Brettmm92. Thank you for sharing your story. It is always interesting to see what is working for others.

imafan26
Mod
Posts: 13986
Joined: Tue Jan 01, 2013 8:32 am
Location: Hawaii, zone 12a 587 ft elev.

Thanks Brettmn92 and SQWIB for the helpful tips.
I have done trench composting in the past. We are trench composting now. It will be about 5-6 month before we will be able to plant the bed. Our first trench composted bed took 5 months to mature. We grew chard and lettuce and everything looked great.

The second bed was smaller and did not decompose as quickly. We are still waiting to plant. However there were squash and papaya seeds in the compost as well as a few sweet potatoes. They all started growing on top of the compost so they were chopped and added to the compost pile. Except the sweet potatoes, they were attacked by wire worms.

I have done green manures of cowpeas, sun hemp, and buckwheat. The buckwheat and quinoa can only be grown in the early months of the year. They don't like it when it is warmer. Cowpeas and sunhemp can be grown later and sunhemp can be grown almost anytime of the year. Sunhemp and pigeon peas though are hard to dig out unless you are doing no till.

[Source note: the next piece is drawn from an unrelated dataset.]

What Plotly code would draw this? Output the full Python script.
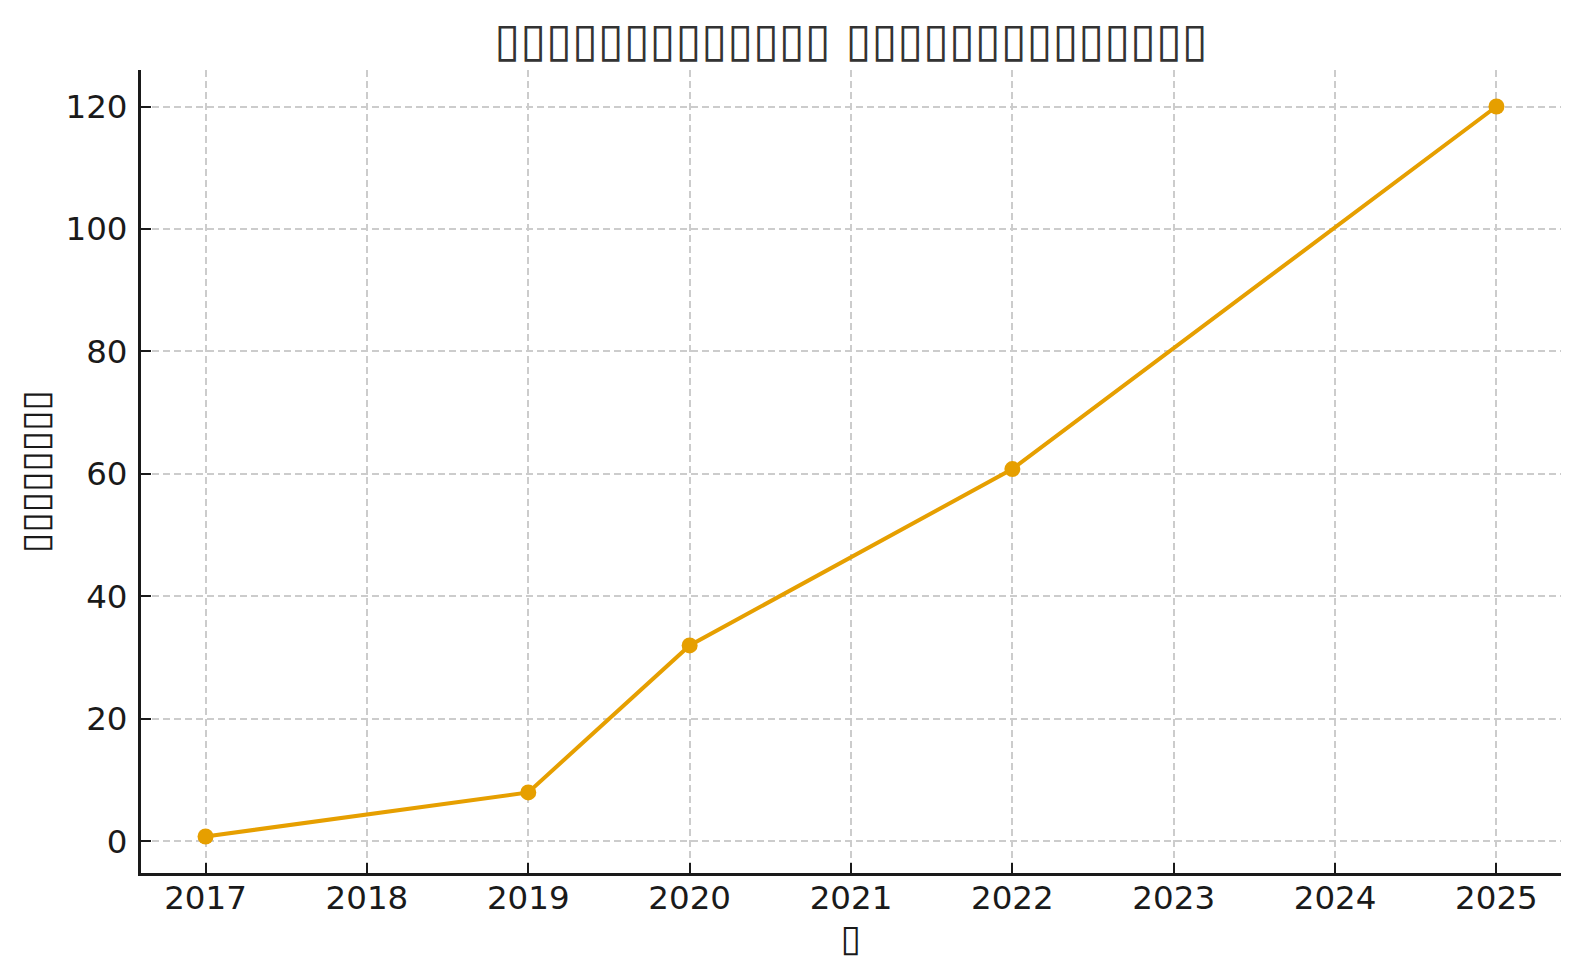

I do till in crop residues but I don't leave too many leaves on the ground. If I have good leaves then, I do trench compost them instead or feed them to the worms. I usually cannot save weeds because they have gone to seed and a few of them will come back from a slip or piece of root that is left behind. I even had bougainvillea grow from a cut off stump rolling on the ground.